RFR: 8012665: CharSequence.chars, CharSequence.codePoints

Mon Apr 29 13:00:16 PDT 2013

Sure, micro-optimization doesn't necessarily buy much, and might be useless
with a sufficiently smart JIT and micro-benchmarking is known to be
difficult and surprising.  Nevertheless, we who have been writing
performance-critical code in core libraries have developed a style that
hotspot is known to love.

The biggest question for me is why length() is being called repeatedly.
 Can't you just copy the length once?  Since it's an interface call, it
might not always be easy for the JIT to inline.
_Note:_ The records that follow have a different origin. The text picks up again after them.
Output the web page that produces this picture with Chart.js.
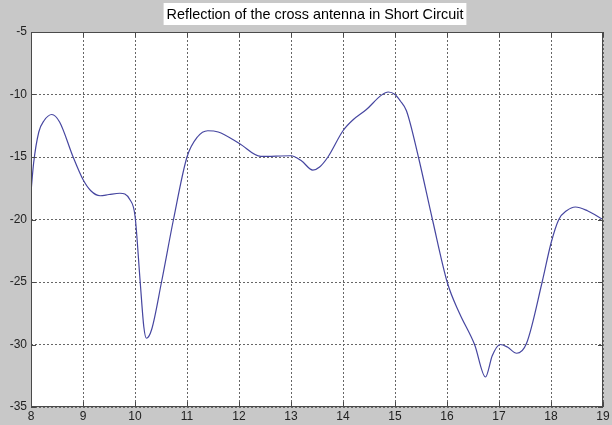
<!DOCTYPE html>
<html>
<head>
<meta charset="utf-8">
<script src="https://cdn.jsdelivr.net/npm/chart.js@4/dist/chart.umd.min.js"></script>
<style>
  html, body { margin: 0; padding: 0; background: #c8c8c8; }
  canvas { display: block; }
</style>
</head>
<body>
<canvas id="chart" width="612" height="425"></canvas>
<script>
// Frequency (x) and reflection (y)
let freq = [8.0, 8.05, 8.15, 8.25, 8.4, 8.55, 8.81, 9.0, 9.15, 9.33, 9.5, 9.71, 9.9, 10.0, 10.1, 10.17, 10.22, 10.32, 10.51, 10.74, 11.0, 11.2, 11.4, 11.6, 12.0, 12.42, 13.0, 13.2, 13.42, 13.55, 13.71, 14.0, 14.2, 14.45, 14.74, 14.87, 15.0, 15.1, 15.22, 15.45, 15.72, 16.01, 16.24, 16.53, 16.74, 16.87, 17.02, 17.16, 17.34, 17.53, 17.83, 18.0, 18.15, 18.3, 18.47, 18.7, 19.0];
let refl = [-17.8, -15.5, -13.0, -12.1, -11.6, -12.2, -15.0, -16.8, -17.7, -18.1, -18.0, -17.9, -18.4, -19.7, -25.0, -28.6, -29.5, -28.8, -25.0, -20.0, -15.0, -13.4, -12.9, -13.0, -13.9, -14.95, -14.9, -15.3, -16.05, -15.8, -15.0, -12.9, -12.0, -11.2, -10.05, -9.8, -10.0, -10.5, -11.3, -15.0, -20.0, -25.1, -27.5, -30.0, -32.6, -30.9, -30.0, -30.2, -30.7, -29.9, -25.0, -21.9, -20.0, -19.3, -19.0, -19.3, -20.0];
let xTicks = [8, 9, 10, 11, 12, 13, 14, 15, 16, 17, 18, 19];
let yTicks = [-5, -10, -15, -20, -25, -30, -35];
let titleText = 'Reflection of the cross antenna in Short Circuit';

let points = freq.map((f, i) => ({x: f, y: refl[i]}));
let fontFam = '"Liberation Sans", Arial, sans-serif';

// white plot box, title on a white strip, border and inward ticks
let framePlugin = {
  id: 'frame',
  beforeDraw(chart) {
    let c = chart.ctx, a = chart.chartArea;
    c.save();
    c.fillStyle = '#ffffff';
    c.fillRect(a.left, a.top, a.right - a.left, a.bottom - a.top);
    c.font = '14.4px ' + fontFam;
    let w = c.measureText(titleText).width;
    let cx = (a.left + a.right) / 2 - 2;
    c.fillRect(cx - w / 2 - 3, 3, w + 6, 22);
    c.fillStyle = '#000';
    c.textAlign = 'center';
    c.textBaseline = 'middle';
    c.fillText(titleText, cx, 15);
    c.restore();
  },
  afterDraw(chart) {
    let c = chart.ctx, a = chart.chartArea;
    let xs = chart.scales.x, ys = chart.scales.y;
    c.save();
    c.strokeStyle = '#4a4a4a';
    c.lineWidth = 1;
    c.strokeRect(a.left + 0.5, a.top + 0.5, a.right - a.left - 1, a.bottom - a.top - 1);
    c.beginPath();
    xTicks.forEach(v => {
      let p = Math.round(xs.getPixelForValue(v)) + 0.5;
      c.moveTo(p, a.bottom); c.lineTo(p, a.bottom - 5);
      c.moveTo(p, a.top); c.lineTo(p, a.top + 5);
    });
    yTicks.forEach(v => {
      let p = Math.round(ys.getPixelForValue(v)) + 0.5;
      c.moveTo(a.left, p); c.lineTo(a.left + 5, p);
      c.moveTo(a.right, p); c.lineTo(a.right - 5, p);
    });
    c.stroke();
    c.restore();
  }
};

let ctx = document.getElementById('chart').getContext('2d');
let chart = new Chart(ctx, {
  type: 'line',
  data: {
    datasets: [{
      data: points,
      borderColor: '#4646a0',
      borderWidth: 1.2,
      pointRadius: 0,
      cubicInterpolationMode: 'monotone',
      fill: false
    }]
  },
  options: {
    responsive: false,
    animation: false,
    devicePixelRatio: 1,
    layout: { padding: { left: 0, right: 9, top: 32, bottom: 0 } },
    plugins: {
      legend: { display: false },
      tooltip: { enabled: false },
      title: { display: false }
    },
    scales: {
      x: {
        type: 'linear',
        min: 8, max: 19,
        afterFit(s) { s.height = 18; },
        afterBuildTicks(s) { s.ticks = xTicks.map(v => ({value: v})); },
        grid: { color: '#666', drawTicks: false },
        border: { display: false, dash: [2, 2] },
        ticks: { color: '#222', padding: 2, maxRotation: 0,
                 font: { family: fontFam, size: 12 } }
      },
      y: {
        min: -35, max: -5,
        afterFit(s) { s.width = 31; },
        afterBuildTicks(s) { s.ticks = yTicks.map(v => ({value: v})); },
        grid: { color: '#666', drawTicks: false },
        border: { display: false, dash: [2, 2] },
        ticks: { color: '#222', padding: 4,
                 font: { family: fontFam, size: 12 } }
      }
    }
  },
  plugins: [framePlugin]
});
</script>
</body>
</html>
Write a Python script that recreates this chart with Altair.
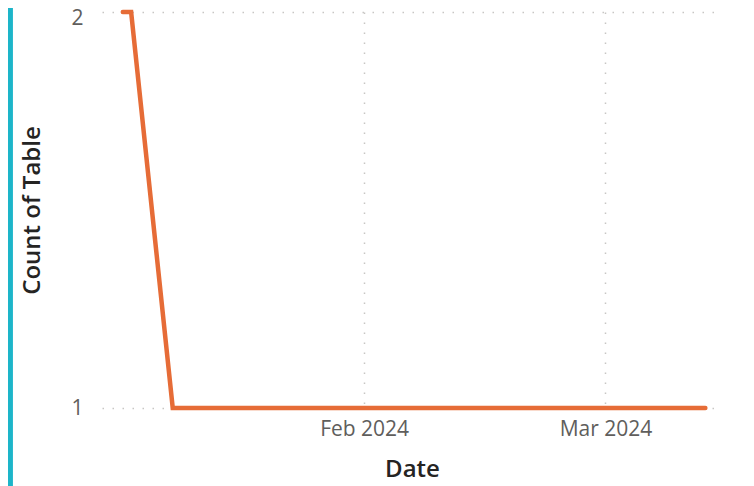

Untested, but I would write this in bonkers-for-performance style like this:

    public default IntStream codePoints3() {
        class CodePointIterator implements PrimitiveIterator.OfInt {
            int cur = 0;
            final int length = length();

            @Override
            public void forEachRemaining(IntConsumer block) {
                final int length = this.length;
                for (int i = cur; i < length;) {
                    char c = charAt(i++);
                    if (!isHighSurrogate(c))
                        block.accept(c);
                    else {
                        forEachRemainingSupplementary(block, i);
                        break;
                    }
                }
                cur = length;
            }

            private void forEachRemainingSupplementary(IntConsumer block,
                                                       int i) {
                int cp;
                for (i--; i < length; i += charCount(cp)) {
                    cp = codePointAt(CharSequence.this, cur);
                    block.accept(cp);
                }
            }

            public boolean hasNext() {
                return cur < length;
            }

            public int nextInt() {
                if (cur >= length) {
                    throw new NoSuchElementException();
                }
                char c = charAt(cur++);
                return isHighSurrogate(c) ? nextIntSupplementary(c) : c;
            }

            private int nextIntSupplementary(char highSurrogate) {
                if (cur < length) {
                    char c = charAt(cur);
                    if (isLowSurrogate(c)) {
                        cur++;
                        return toCodePoint(highSurrogate, c);
                    }
                }
                return highSurrogate;
            }
        }

        return StreamSupport.intStream(() ->
                Spliterators.spliteratorUnknownSize(
                        new CodePointIterator(),
                        Spliterator.ORDERED),
                Spliterator.SUBSIZED | Spliterator.SIZED |
Spliterator.ORDERED);
    }

On Mon, Apr 29, 2013 at 9:47 AM, Henry Jen <henry.jen at oracle.com> wrote:

> Hi Martin,
>
> Thanks for the comment, I looked at this when I first saw a similar
> comment in the code, and didn't change it because the charCount() is a
> small operation. The code is just,
>
> > codePoint >= MIN_SUPPLEMENTARY_CODE_POINT ? 2 : 1;
>
> Another reason I didn't change it is to avoid repeated code.
>
> I suspect there is much to gain. We can follow up this in a separate
> issue and get this version in first before feature freeze?
>
> Cheers,
> Henry
>
> On 04/25/2013 04:14 PM, Martin Buchholz wrote:
> > I think core library code should write the slightly lower-level code for
> > performance
> >
> > +                int cp = Character.codePointAt(CharSequence.this, cur);
> > +                cur += Character.charCount(cp);
> >
> > int length = length();
> > if (cur == length) throw NSEE;
> > char c1 = charAt(cur++), c2;
> > if (!isHighSurrogate(c1) || cur == length || !isLowSurrogate(c2 =
> > charAt(cur))
> >   return c1;
> > cur++;
> > return toCodePoint(c1, c2);
> >
> >
> >
> >
> > On Thu, Apr 25, 2013 at 1:25 PM, Henry Jen <henry.jen at oracle.com
> > <mailto:henry.jen at oracle.com>> wrote:
> >
> >     Hi,
> >
> >     Please review two default methods add to CharSequence returns
> IntStream
> >     of char value or code point value.
> >
> >     http://cr.openjdk.java.net/~henryjen/tl/8012665.0/webrev/
> >
> >     The synchronization test is relieved so lambda and other synthetic
> >     method is not tested. If synchronization is needed for those two
> default
> >     methods, subclass should override the methods.
> >
> >     With charAt and codePointAt properly synchronized, the default
> >     implementation is sufficient. However as noted, if the sequence is
> >     mutated while the stream is being read, the result is undefined.
> >
> >     Cheers,
> >     Henry
> >
> >
>
>